*Exercise prompt*
Write each line of the material exactly as given, from the top through the line that contains "highlight_epoch = 20", and omit all pictures.

________

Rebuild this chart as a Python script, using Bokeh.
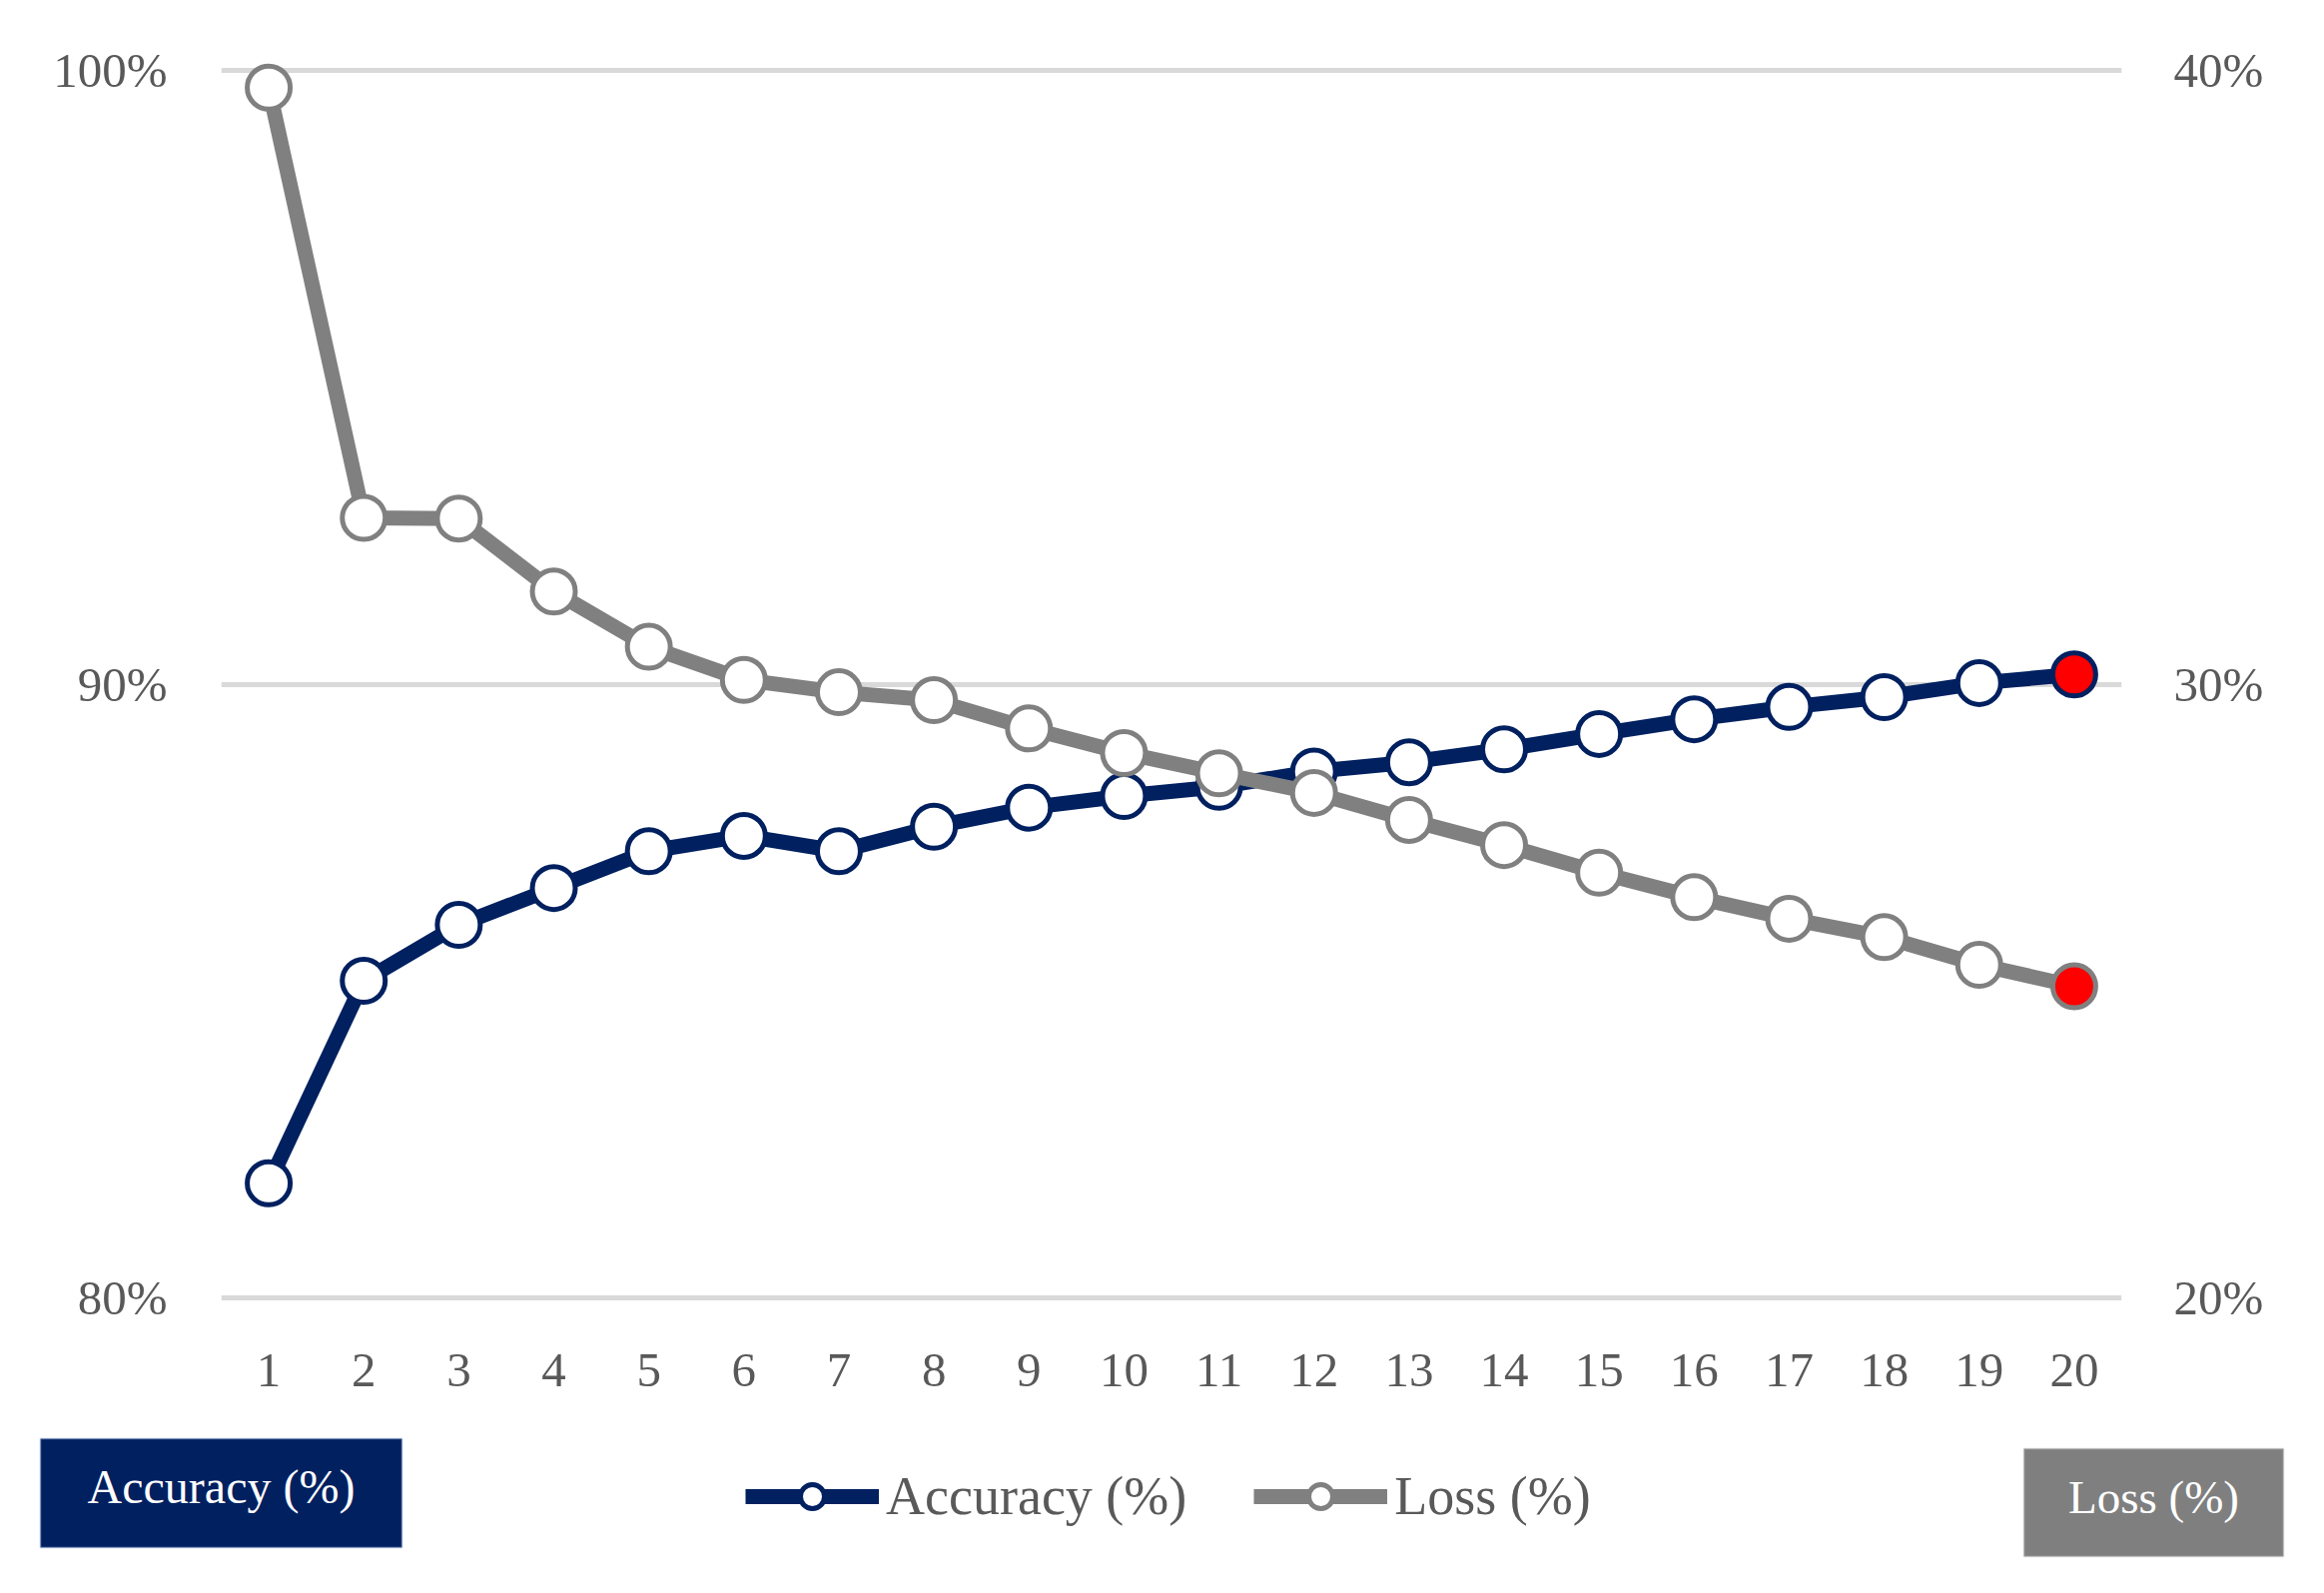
from bokeh.plotting import figure
from bokeh.models import (Range1d, LinearAxis, FixedTicker, Legend, LegendItem,
                          Label, ColumnDataSource, BoxAnnotation)
from bokeh.embed import file_html
from bokeh.resources import INLINE

# ---- data ----
epochs = list(range(1, 21))
accuracy = [81.87, 85.17, 86.08, 86.68, 87.28, 87.53, 87.28, 87.68, 87.99, 88.18,
            88.33, 88.58, 88.73, 88.94, 89.19, 89.43, 89.63, 89.79, 90.02, 90.16]
loss = [39.72, 32.71, 32.70, 31.51, 30.61, 30.07, 29.87, 29.74, 29.28, 28.88,
        28.55, 28.23, 27.79, 27.38, 26.93, 26.53, 26.18, 25.88, 25.43, 25.08]
highlight_epoch = 20

acc_ticks = [80, 90, 100]
acc_tick_labels = ["80%", "90%", "100%"]
loss_ticks = [20, 30, 40]
loss_tick_labels = ["20%", "30%", "40%"]

acc_name = "Accuracy (%)"
loss_name = "Loss (%)"

# ---- style ----
FONT = "Liberation Serif"
NAVY = "#002060"
GRAY = "#808080"
TEXT = "#595959"
GRID = "#d9d9d9"
W = 2318

fills = ["#ff0000" if e == highlight_epoch else "white" for e in epochs]
src = ColumnDataSource(dict(x=epochs, acc=accuracy, loss=loss, fill=fills))

# ---- main chart ----
p = figure(frame_width=1903, frame_height=1306,
           min_border_left=221, min_border_right=194,
           min_border_top=27, min_border_bottom=88,
           x_range=Range1d(0.5, 20.5), y_range=Range1d(79.45, 100.7),
           output_backend="svg", toolbar_location=None, tools="")
p.extra_y_ranges = {"loss": Range1d(19.45, 40.7)}
p.outline_line_color = None

xa = p.xaxis[0]
xa.ticker = FixedTicker(ticks=epochs)
ya = p.yaxis[0]
ya.ticker = FixedTicker(ticks=acc_ticks)
ya.major_label_overrides = dict(zip(acc_ticks, acc_tick_labels))
ra = LinearAxis(y_range_name="loss", ticker=FixedTicker(ticks=loss_ticks),
                major_label_overrides=dict(zip(loss_ticks, loss_tick_labels)))
p.add_layout(ra, "right")

for ax, standoff in ((xa, 22), (ya, 54), (ra, 52)):
    ax.axis_line_color = None
    ax.major_tick_line_color = None
    ax.minor_tick_line_color = None
    ax.major_tick_out = 0
    ax.major_tick_in = 0
    ax.major_label_standoff = standoff
    ax.major_label_text_font = FONT
    ax.major_label_text_font_size = "49px"
    ax.major_label_text_color = TEXT

p.xgrid.visible = False
p.ygrid.ticker = FixedTicker(ticks=acc_ticks)
p.ygrid.grid_line_color = GRID
p.ygrid.grid_line_width = 5

LW = 15
MS = 43
MLW = 5
p.line("x", "acc", source=src, line_color=NAVY, line_width=LW)
p.scatter("x", "acc", source=src, size=MS, fill_color="fill",
          line_color=NAVY, line_width=MLW)
p.line("x", "loss", source=src, y_range_name="loss", line_color=GRAY, line_width=LW)
p.scatter("x", "loss", source=src, y_range_name="loss", size=MS,
          fill_color="fill", line_color=GRAY, line_width=MLW)

# ---- bottom strip: legend and axis-name boxes (pixel coordinates, y down) ----
H2 = 165
q = figure(width=W, height=H2, min_border=0,
           x_range=Range1d(0, W), y_range=Range1d(H2, 0),
           x_axis_location=None, y_axis_location=None,
           output_backend="svg", toolbar_location=None, tools="")
q.outline_line_color = None
q.grid.visible = False

la = q.line("x", "acc", source=src, line_color=NAVY, line_width=LW, visible=False)
sa = q.scatter("x", "acc", source=src, size=MS, fill_color="white",
               line_color=NAVY, line_width=MLW, visible=False)
ll = q.line("x", "loss", source=src, line_color=GRAY, line_width=LW, visible=False)
sl = q.scatter("x", "loss", source=src, size=MS, fill_color="white",
               line_color=GRAY, line_width=MLW, visible=False)

legend = Legend(items=[LegendItem(label=acc_name, renderers=[la, sa]),
                       LegendItem(label=loss_name, renderers=[ll, sl])],
                orientation="horizontal", location=(746, 57),
                label_text_font=FONT, label_text_font_size="54px",
                label_text_color=TEXT, glyph_width=134, glyph_height=60,
                label_height=60, label_standoff=7, spacing=67,
                padding=0, margin=0, border_line_color=None,
                background_fill_alpha=0, inactive_fill_alpha=0)
q.add_layout(legend)

q.add_layout(BoxAnnotation(left=40, right=402, top=19, bottom=128,
                           fill_color=NAVY, fill_alpha=1,
                           line_color="#8ea9db", line_width=2))
q.add_layout(Label(x=221, y=67, text=acc_name, text_align="center",
                   text_baseline="middle", text_color="white", text_font=FONT,
                   text_font_size="48px"))
q.add_layout(BoxAnnotation(left=2026, right=2286, top=29, bottom=137,
                           fill_color="#7f7f7f", fill_alpha=1,
                           line_color="#bfbfbf", line_width=2))
q.add_layout(Label(x=2156, y=77, text=loss_name, text_align="center",
                   text_baseline="middle", text_color="white", text_font=FONT,
                   text_font_size="47px"))

open("out.html", "w").write(file_html([p, q], INLINE))
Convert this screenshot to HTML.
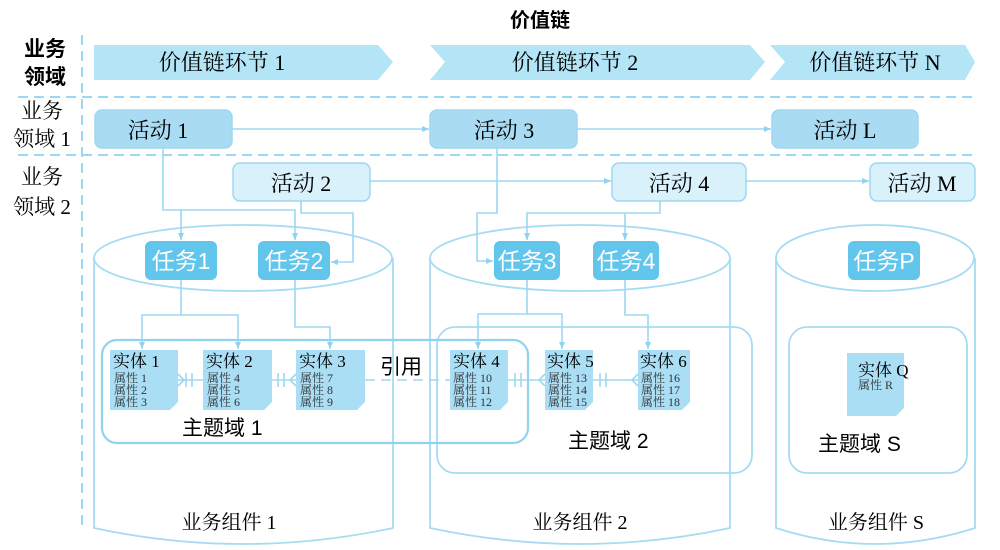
<!DOCTYPE html>
<html><head><meta charset="utf-8"><style>
html,body{margin:0;padding:0;background:#fff;}
svg text{font-family:"Liberation Serif","Noto Serif CJK SC",serif;}
.s{font-family:"Liberation Sans","Noto Sans CJK SC",sans-serif !important;}
</style></head><body>
<svg width="1000" height="545" viewBox="0 0 1000 545" xmlns="http://www.w3.org/2000/svg">
<defs><marker id="a" markerWidth="8" markerHeight="8" refX="7" refY="4" orient="auto" markerUnits="userSpaceOnUse"><path d="M0,1 L7,4 L0,7z" fill="#8fd3ef"/></marker></defs>
<g stroke="#9dd8f0" stroke-width="2" stroke-dasharray="10,6" fill="none">
<line x1="82" y1="35" x2="82" y2="525"/>
<line x1="18" y1="97" x2="975" y2="97"/>
<line x1="18" y1="155" x2="975" y2="155"/>
</g>
<text x="540" y="27" font-size="20" font-weight="bold" text-anchor="middle" class="s">价值链</text>
<g font-size="21" font-weight="bold" text-anchor="middle" class="s"><text x="45" y="56" class="s">业务</text><text x="45" y="84" class="s">领域</text></g>
<g font-size="21" text-anchor="middle"><text x="42" y="118">业务</text><text x="42" y="146">领域 1</text><text x="42" y="184">业务</text><text x="42" y="214">领域 2</text></g>
<g fill="#b3e5f7">
<polygon points="94,45 378,45 393,62 378,80 94,80"/>
<polygon points="430,45 750,45 765,62 750,80 430,80 445,62"/>
<polygon points="770,45 965,45 975,62 965,80 770,80 785,62"/>
</g>
<g font-size="22" text-anchor="middle"><text x="222" y="70">价值链环节 1</text><text x="575" y="70">价值链环节 2</text><text x="875" y="70">价值链环节 N</text></g>
<g fill="none" stroke="#a6dcf2" stroke-width="1.8">
<path d="M94,258 L94,528 Q243,560 393,528 L393,258"/><ellipse cx="243" cy="258" rx="149" ry="33"/>
<path d="M430,258 L430,528 Q580,560 730,528 L730,258"/><ellipse cx="580" cy="258" rx="150" ry="33"/>
<path d="M776,258 L776,528 Q875,560 975,528 L975,258"/><ellipse cx="875" cy="258" rx="99" ry="33"/>
<rect x="437" y="327" width="315" height="146" rx="18"/>
<rect x="789" y="327" width="178" height="146" rx="18"/>
<rect x="102" y="340" width="426" height="103" rx="15" stroke="#8fd3ef" stroke-width="2.2"/>
</g>
<g stroke="#9dd8f0" stroke-width="1.5">
<rect x="95" y="110" width="137" height="38" rx="7" fill="#a9dcf3"/>
<rect x="430" y="110" width="147" height="38" rx="7" fill="#a9dcf3"/>
<rect x="772" y="110" width="146" height="38" rx="7" fill="#a9dcf3"/>
<rect x="233" y="163" width="137" height="38" rx="7" fill="#d9f1fb"/>
<rect x="612" y="163" width="134" height="38" rx="7" fill="#d9f1fb"/>
<rect x="870" y="163" width="105" height="38" rx="7" fill="#d9f1fb"/>
</g>
<g font-size="22" text-anchor="middle"><text x="158" y="138">活动 1</text><text x="504" y="138">活动 3</text><text x="845" y="138">活动 L</text><text x="301" y="191">活动 2</text><text x="679" y="191">活动 4</text><text x="922" y="191">活动 M</text></g>
<g fill="none" stroke="#9dd8f0" stroke-width="1.6" marker-end="url(#a)">
<line x1="232" y1="129" x2="429" y2="129"/>
<line x1="577" y1="129" x2="771" y2="129"/>
<line x1="370" y1="181" x2="611" y2="181"/>
<line x1="746" y1="181" x2="869" y2="181"/>
<polyline points="163,148 163,210 181,210 181,240"/>
<polyline points="181,210 295,210 295,240"/>
<polyline points="301,201 301,213 353,213 353,262 331,262"/>
<polyline points="497,148 497,213 477,213 477,261 493,261"/>
<polyline points="660,201 660,213 527,213 527,240"/>
<polyline points="625,213 625,240"/>
<polyline points="181,280 181,315 142,315 142,349"/>
<polyline points="181,315 238,315 238,349"/>
<polyline points="295,280 295,327 330,327 330,349"/>
<polyline points="527,280 527,314 478,314 478,349"/>
<polyline points="527,314 562,314 562,349"/>
<polyline points="625,280 625,315 648,315 648,349"/>
</g>
<g fill="#62c5eb">
<rect x="145" y="241" width="72" height="39" rx="6"/><rect x="258" y="241" width="72" height="39" rx="6"/>
<rect x="494" y="241" width="66" height="39" rx="6"/><rect x="593" y="241" width="66" height="39" rx="6"/>
<rect x="848" y="241" width="72" height="39" rx="6"/>
</g>
<g font-size="23" fill="#fff" text-anchor="middle" class="s"><text x="181" y="269" class="s">任务1</text><text x="294" y="269" class="s">任务2</text><text x="527" y="269" class="s">任务3</text><text x="626" y="269" class="s">任务4</text><text x="884" y="269" class="s">任务P</text></g>
<g stroke="#9dd8f0" stroke-width="1.6" fill="none">
<line x1="178" y1="380" x2="203" y2="380"/><line x1="186" y1="373" x2="186" y2="387"/><line x1="192" y1="373" x2="192" y2="387"/><path d="M178,374 L184,380 L178,386"/>
<line x1="272" y1="380" x2="296" y2="380"/><line x1="278" y1="373" x2="278" y2="387"/><line x1="284" y1="373" x2="284" y2="387"/><path d="M296,374 L290,380 L296,386"/>
<line x1="365" y1="380" x2="450" y2="380" stroke-dasharray="10,6"/>
<line x1="508" y1="380" x2="545" y2="380"/><line x1="515" y1="373" x2="515" y2="387"/><line x1="521" y1="373" x2="521" y2="387"/><path d="M545,374 L539,380 L545,386"/>
<line x1="593" y1="380" x2="638" y2="380"/><line x1="600" y1="373" x2="600" y2="387"/><line x1="606" y1="373" x2="606" y2="387"/><path d="M638,374 L632,380 L638,386"/>
</g>
<g fill="#a9def5">
<path d="M110,350 H178 V402 L170,410 H110Z"/><path d="M203,350 H272 V402 L264,410 H203Z"/>
<path d="M296,350 H365 V402 L357,410 H296Z"/><path d="M450,350 H508 V402 L500,410 H450Z"/>
<path d="M545,350 H593 V402 L585,410 H545Z"/><path d="M638,350 H690 V402 L682,410 H638Z"/>
<path d="M847,353 H904 V408 L896,416 H847Z"/>
</g>
<g font-size="17">
<text x="113" y="367">实体 1</text><text x="206" y="367">实体 2</text><text x="299" y="367">实体 3</text><text x="453" y="367">实体 4</text><text x="547" y="367">实体 5</text><text x="640" y="367">实体 6</text><text x="858" y="376">实体 Q</text>
</g>
<g font-size="12" fill="#333">
<text x="114" y="382">属性 1</text><text x="114" y="394">属性 2</text><text x="114" y="406">属性 3</text>
<text x="207" y="382">属性 4</text><text x="207" y="394">属性 5</text><text x="207" y="406">属性 6</text>
<text x="300" y="382">属性 7</text><text x="300" y="394">属性 8</text><text x="300" y="406">属性 9</text>
<text x="453" y="382">属性 10</text><text x="453" y="394">属性 11</text><text x="453" y="406">属性 12</text>
<text x="548" y="382">属性 13</text><text x="548" y="394">属性 14</text><text x="548" y="406">属性 15</text>
<text x="641" y="382">属性 16</text><text x="641" y="394">属性 17</text><text x="641" y="406">属性 18</text>
<text x="858" y="389">属性 R</text>
</g>
<g font-size="21" class="s"><text x="380" y="374" class="s">引用</text><text x="182" y="435" class="s">主题域 1</text><text x="568" y="448" class="s">主题域 2</text><text x="818" y="451" class="s">主题域 S</text></g>
<g font-size="20" text-anchor="middle"><text x="229" y="529">业务组件 1</text><text x="580" y="529">业务组件 2</text><text x="876" y="529">业务组件 S</text></g>
</svg>
</body></html>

________

*Solution for this task*
Rebuild this chart as a Python script, using Bokeh.
from bokeh.plotting import figure
from bokeh.models import (Range1d, LinearAxis, FixedTicker, Legend, LegendItem,
                          Label, ColumnDataSource, BoxAnnotation)
from bokeh.embed import file_html
from bokeh.resources import INLINE

# ---- data ----
epochs = list(range(1, 21))
accuracy = [81.87, 85.17, 86.08, 86.68, 87.28, 87.53, 87.28, 87.68, 87.99, 88.18,
            88.33, 88.58, 88.73, 88.94, 89.19, 89.43, 89.63, 89.79, 90.02, 90.16]
loss = [39.72, 32.71, 32.70, 31.51, 30.61, 30.07, 29.87, 29.74, 29.28, 28.88,
        28.55, 28.23, 27.79, 27.38, 26.93, 26.53, 26.18, 25.88, 25.43, 25.08]
highlight_epoch = 20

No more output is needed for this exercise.